College

A man-made vortex is creating carbon-free energy from waste heat

Louis Michaud is collaborating with Lambton College to create vast quantities of low-cost carbon-free electricity from waste heat

Lambton College energy vortex

Vortex: Lambton College is collaborating with energy innovators like Michaud through its research centre

After retiring from a process engineering position with Imperial Oil in Sarnia, Louis Michaud began thinking about how manufacturers can make better use of the waste heat that emanates from large industrial plants. He invented a device that forces hot air through a stack, resulting in an energy-producing vortex that can be used to drive a turbine engine and produce electricity. “The concept is that the system can be coupled with any source of waste heat,” says Lambton College’s dean of applied research and innovation, Mehdi Sheikhzadek. “It’s a very clean technology.”

Lambton had been working with local energy innovators since 2009, so in 2013, after patenting the AVE (for atmospheric vortex engine), Michaud approached the college for help building a prototype and attracting capital to commercialize his discovery (one early backer, PayPal founder Peter Thiel, contributed $350,000). The college’s testing process involved Lambton faculty and students studying instrumentation and control systems, as well as data gathering and processing.

READ: Lambton College of Applied Arts and Technology | Sarnia, Ont. | Founded 1967

Michaud and his backers, meanwhile, set up AVEtec Energy Corp., which will commercialize the technology. The company is working with the newly established Lambton Energy Research Centre, which opened this September with a five-year, $2.3-million grant from the Natural Sciences and Engineering Research Council. Affiliated with the college, the energy research centre has a mandate to help innovation-driven entrepreneurs hone early-stage technologies.

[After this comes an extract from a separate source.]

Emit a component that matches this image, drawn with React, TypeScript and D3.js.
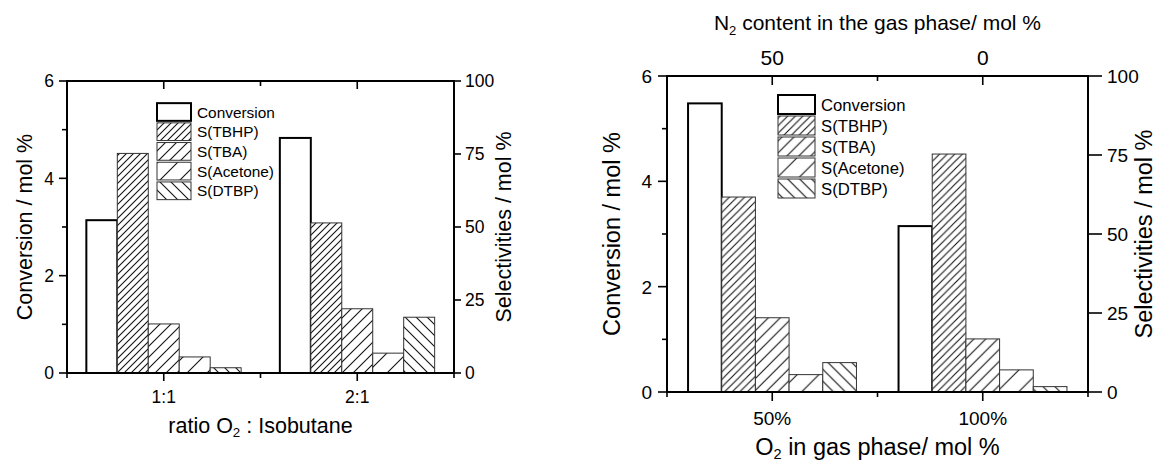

With two years of intensive testing now complete, Sheikhzadek says the centre and AVEtec are working to engineer larger AVEs suitable for full-scale industrial applications. While the estimated capital costs for a full-scale device could run to $55 million, the AVE technology could some day provide industrial users with alternatives to traditional co-generation (an older technology that uses waste industrial heat to drive turbines) as a means of greening their facilities.